Javier Chiyah is a PhD student at Heriot-Watt University working on human-robot collaboration using conversational agents. He is exploring new methods of interaction for robots in smart factories with Siemens. Previously, he worked on the development of a system for remote operation of autonomous underwater vehicles, funded by the Ministry of Defence. One of his goals is to make robots more intuitive to use through speech, and he is very excited about all the amazing things that human-robot teams can achieve together.
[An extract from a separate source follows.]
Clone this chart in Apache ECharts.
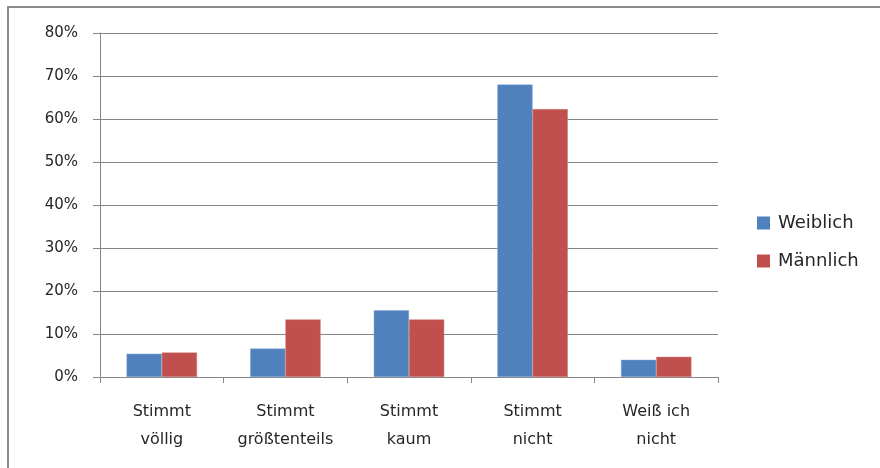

Dr Helena Webb is a Senior Researcher in the Department of Computer Science at the University of Oxford. She specialises in detailed, qualitative research that explores the lived experience of technology and the different ways in which users interact with technological systems. She is currently part of a project called RoboTIPS, a collaboration between Oxford and Bristol Robotics Lab to develop an innovative safety mechanism for social robots – the Ethical Black Box.

Dr Lola Cañamero is Head of the Embodied Emotion, Cognition and (Inter-)Action Lab at the University of Hertfordshire in the UK. Following an undergraduate degree in Philosophy, she turned to Embodied AI and robotics as a postdoctoral fellow. Her research investigates the interactions between motivation, emotion and embodied cognition and action from the perspectives of adaptation, development and evolution, using autonomous and social robots and artificial life simulations.